L'Est Républicain : Le
clip de Pourvu
qu'elles soient douces
est la suite de Libertine.
Mylène Farmer : Les deux thèmes se liaient bien.
Laurent Boutonnat a
écrit un scénario dans ce sens. Le tournage a
duré huit jours. Nous avons fait appel à 500
figurants. Ce qui est colossal pour une vidéo. Il y avait
même un conseiller historique. Certains nous disent :
où avez-vous trouvé l'argent pour mener
à bien une telle production ? Nous investissons nos propres
deniers préférant manger des pâtes tous
les jours et s'offrir ce genre de création.
Il n'y a pas
d'exploitation possible dans les salles de cinéma ?
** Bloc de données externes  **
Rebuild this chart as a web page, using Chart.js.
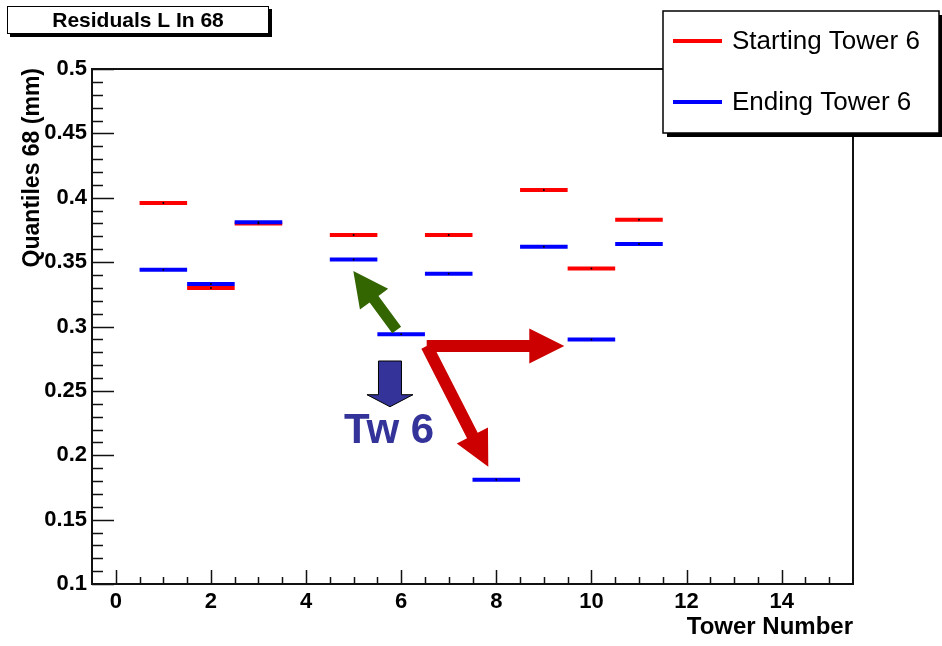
<!DOCTYPE html>
<html>
<head>
<meta charset="utf-8">
<script src="https://cdn.jsdelivr.net/npm/chart.js@4.4.1/dist/chart.umd.min.js"></script>
<style>
  body { margin: 0; background: #fff; }
  canvas { display: block; }
</style>
</head>
<body>
<canvas id="chart" width="942" height="646"></canvas>
<script>
// Tower bins (one bin per tower, width 1)
const towers = [0, 1, 2, 3, 4, 5, 6, 7, 8, 9, 10, 11, 12, 13, 14, 15];
const startingTower6 = [null, 0.396, 0.330, 0.380, null, 0.371, null, 0.371, null, 0.406, 0.345, 0.383, null, null, null, null];
const endingTower6 = [null, 0.344, 0.333, 0.381, null, 0.352, 0.294, 0.341, 0.181, 0.362, 0.290, 0.364, null, null, null, null];

// Axis tick labels
const xTickValues = [0, 2, 4, 6, 8, 10, 12, 14];
const yTickValues = [0.1, 0.15, 0.2, 0.25, 0.3, 0.35, 0.4, 0.45, 0.5];

const FONT = '"Liberation Sans", Arial, Helvetica, sans-serif';

// Build horizontal bin segments (gap between bins via null points)
function binSegments(values) {
    const pts = [];
    towers.forEach((t, i) => {
        if (values[i] == null) return;
        pts.push({ x: t - 0.5, y: values[i] });
        pts.push({ x: t + 0.5, y: values[i] });
        pts.push({ x: t + 0.5, y: null });
    });
    return pts;
}

function binCenters(values) {
    return towers.map((t, i) => ({ x: t, y: values[i] })).filter(p => p.y != null);
}

function arrow(ctx, x0, y0, x1, y1, shaft, headLen, headHalf, fill, stroke) {
    const dx = x1 - x0, dy = y1 - y0;
    const len = Math.hypot(dx, dy);
    const ux = dx / len, uy = dy / len;
    const nx = -uy, ny = ux;
    const bx = x1 - ux * headLen, by = y1 - uy * headLen;
    const s = shaft / 2;
    ctx.beginPath();
    ctx.moveTo(x0 + nx * s, y0 + ny * s);
    ctx.lineTo(bx + nx * s, by + ny * s);
    ctx.lineTo(bx + nx * headHalf, by + ny * headHalf);
    ctx.lineTo(x1, y1);
    ctx.lineTo(bx - nx * headHalf, by - ny * headHalf);
    ctx.lineTo(bx - nx * s, by - ny * s);
    ctx.lineTo(x0 - nx * s, y0 - ny * s);
    ctx.closePath();
    ctx.fillStyle = fill;
    ctx.fill();
    if (stroke) {
        ctx.strokeStyle = stroke;
        ctx.lineWidth = 1;
        ctx.stroke();
    }
}

// Frame, inside ticks, annotations, title box, legend, axis titles
const rootStyle = {
    id: 'rootStyle',
    afterDraw(chart) {
        const ctx = chart.ctx;
        const area = chart.chartArea;
        const xs = chart.scales.x, ys = chart.scales.y;
        ctx.save();

        // frame
        ctx.strokeStyle = '#111';
        ctx.lineWidth = 2;
        ctx.strokeRect(area.left, area.top, area.right - area.left, area.bottom - area.top);

        // y ticks (inside)
        ctx.lineWidth = 1.5;
        ctx.beginPath();
        for (let k = 10; k <= 50; k++) {
            const py = Math.round(ys.getPixelForValue(k / 100)) + 0.5;
            const len = k % 5 === 0 ? 22 : 11;
            ctx.moveTo(area.left, py);
            ctx.lineTo(area.left + len, py);
        }
        // x ticks (inside)
        for (let k = 0; k <= 30; k++) {
            const v = k / 2;
            const px = Math.round(xs.getPixelForValue(v)) + 0.5;
            const len = v % 2 === 0 ? 14 : 7;
            ctx.moveTo(px, area.bottom);
            ctx.lineTo(px, area.bottom - len);
        }
        ctx.stroke();

        // annotations
        const X = v => xs.getPixelForValue(v), Y = v => ys.getPixelForValue(v);
        arrow(ctx, X(5.906), Y(0.2973), X(4.994), Y(0.3431), 11, 35, 17.5, '#336600');
        arrow(ctx, X(6.537), Y(0.2849), X(9.43), Y(0.2849), 12, 35, 17.5, '#cc0000');
        arrow(ctx, X(6.537), Y(0.2849), X(7.832), Y(0.1911), 12, 35, 17.5, '#cc0000');
        arrow(ctx, X(5.765), Y(0.2732), X(5.765), Y(0.2377), 23, 12, 23, '#333399', '#000');
        ctx.fillStyle = '#333399';
        ctx.font = 'bold 42px ' + FONT;
        ctx.textAlign = 'left';
        ctx.textBaseline = 'alphabetic';
        ctx.fillText('Tw 6', X(4.798), Y(0.2095));

        // title box
        ctx.fillStyle = '#000';
        ctx.fillRect(10, 9, 262, 28);
        ctx.fillStyle = '#fff';
        ctx.fillRect(7, 6, 262, 28);
        ctx.strokeStyle = '#000';
        ctx.lineWidth = 1;
        ctx.strokeRect(7.5, 6.5, 261, 27);
        ctx.fillStyle = '#000';
        ctx.font = 'bold 21px ' + FONT;
        ctx.textAlign = 'center';
        ctx.textBaseline = 'middle';
        ctx.fillText('Residuals L In 68', 138, 21);

        // legend box
        const lx = 663, ly = 11, lw = 276, lh = 122;
        ctx.fillStyle = '#000';
        ctx.fillRect(lx + 4, ly + 4, lw, lh);
        ctx.fillStyle = '#fff';
        ctx.fillRect(lx, ly, lw, lh);
        ctx.strokeStyle = '#000';
        ctx.lineWidth = 1.5;
        ctx.strokeRect(lx, ly, lw, lh);
        const entries = chart.data.datasets.filter(d => d.label).sort((a, b) => a.legendIndex - b.legendIndex);
        entries.forEach((d, i) => {
            const ey = 41 + i * 61;
            ctx.strokeStyle = d.borderColor;
            ctx.lineWidth = 4;
            ctx.beginPath();
            ctx.moveTo(673, ey);
            ctx.lineTo(722, ey);
            ctx.stroke();
            ctx.fillStyle = '#000';
            ctx.font = '26px ' + FONT;
            ctx.textAlign = 'left';
            ctx.textBaseline = 'middle';
            ctx.fillText(d.label, 732, ey + 1);
        });

        // axis titles
        ctx.fillStyle = '#000';
        ctx.font = 'bold 24px ' + FONT;
        ctx.textAlign = 'right';
        ctx.textBaseline = 'alphabetic';
        ctx.fillText('Tower Number', area.right, 634);
        ctx.save();
        ctx.translate(39, area.top - 1);
        ctx.rotate(-Math.PI / 2);
        ctx.font = 'bold 23px ' + FONT;
        ctx.textAlign = 'right';
        ctx.fillText('Quantiles 68 (mm)', 0, 0);
        ctx.restore();

        ctx.restore();
    }
};

const ctx = document.getElementById('chart').getContext('2d');
const chart = new Chart(ctx, {
    type: 'line',
    data: {
        datasets: [
            {
                label: 'Ending Tower 6',
                legendIndex: 1,
                data: binSegments(endingTower6),
                borderColor: '#0000ff',
                borderWidth: 4,
                borderCapStyle: 'butt',
                pointRadius: 0,
                spanGaps: false,
                order: 2
            },
            {
                label: 'Starting Tower 6',
                legendIndex: 0,
                data: binSegments(startingTower6),
                borderColor: '#ff0000',
                borderWidth: 4,
                borderCapStyle: 'butt',
                pointRadius: 0,
                spanGaps: false,
                order: 3
            },
            {
                data: binCenters(endingTower6),
                showLine: false,
                pointRadius: 1,
                pointBorderWidth: 0,
                pointBackgroundColor: '#000',
                order: 0
            },
            {
                data: binCenters(startingTower6),
                showLine: false,
                pointRadius: 1,
                pointBorderWidth: 0,
                pointBackgroundColor: '#000',
                order: 1
            }
        ]
    },
    options: {
        responsive: false,
        animation: false,
        layout: { padding: { top: 69, right: 89, left: 0, bottom: 0 } },
        plugins: {
            legend: { display: false },
            title: { display: false },
            tooltip: { enabled: false }
        },
        scales: {
            x: {
                type: 'linear',
                min: -0.5,
                max: 15.5,
                grid: { display: false, drawTicks: false },
                border: { display: false },
                afterBuildTicks: scale => { scale.ticks = xTickValues.map(v => ({ value: v })); },
                afterFit: scale => { scale.height = 62; },
                ticks: {
                    color: '#000',
                    padding: 5,
                    maxRotation: 0,
                    font: { family: FONT, size: 22, weight: 'bold' },
                    callback: v => String(v)
                }
            },
            y: {
                type: 'linear',
                min: 0.1,
                max: 0.5,
                grid: { display: false, drawTicks: false },
                border: { display: false },
                afterBuildTicks: scale => { scale.ticks = yTickValues.map(v => ({ value: v })); },
                afterFit: scale => { scale.width = 92; },
                ticks: {
                    color: '#000',
                    padding: 5,
                    font: { family: FONT, size: 22, weight: 'bold' },
                    callback: v => String(+v.toFixed(2))
                }
            }
        }
    },
    plugins: [rootStyle]
});
</script>
</body>
</html>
Absolument interdite ! Même si cela paraît
aberrant, ils ont trouvé le clip trop long. Quand on leur
présente quinze minutes, ils en veulent dix et ainsi de
suite. Ils ont même trouvé cela trop beau pour le
film qui allait suivre. Il ne reste que la
télévision.
Tu n'as pas comme
pour Libertine travaillé au
scénario ?
Je collabore, c'est vrai, souvent avec Laurent, que ce soit pour les
musiques, le studio, les scénarios
précédents. Cette fois, j'ai laissé
faire. Ils y ont travaillé à deux. À
trois, tout se serait compliqué. C'était, pour
moi un peu comme quand un metteur en
scène présente un synopsis.
Tu as
pensé à Libertine en écrivant le texte
de cette chanson ?
C'est complètement innocent. Innocent aussi par rapport
à cet événement qui se
prépare, le bicentenaire de la Révolution
Française. Nous n'y avions pas songé.
Vous avez plus que
d'autres compris la force de la vidéo liée
à la chanson. Un truc que les anglais appliquent depuis
longtemps.
Certaines maisons de disques, je ne parle pas de la mienne, jugent
cette démarche inutile. Des personnes veulent peaufiner plus
leur image que d'autres. Nous avons, Laurent et moi, un amour du
cinéma. Il a besoin de créer également
dans ce domaine. Je ne peux dissocier chanson et images. J'ai d'abord
voulu être comédienne.
As-tu des projets
de vidéodisque ?
Trois français se sont déjà
impliqués dans ce type de création. Ainsi soit je... a
été exploité de cette
façon. Nous avons un petit peu fait figure de
précurseurs en réalisant une compilation de clips.
Et le cinéma ?
Je peux dire aujourd'hui que Laurent Boutonnat a un projet de
long-métrage. Il y a avant, une scène
à effectuer. Ensuite, il pensera cinéma sans
oublier la chanson. Moi aussi peut-être. Cela dit avec des
points de suspension.
Quelle a
été votre façon de travailler pour ce
second album à l'instant de lier musique et textes ?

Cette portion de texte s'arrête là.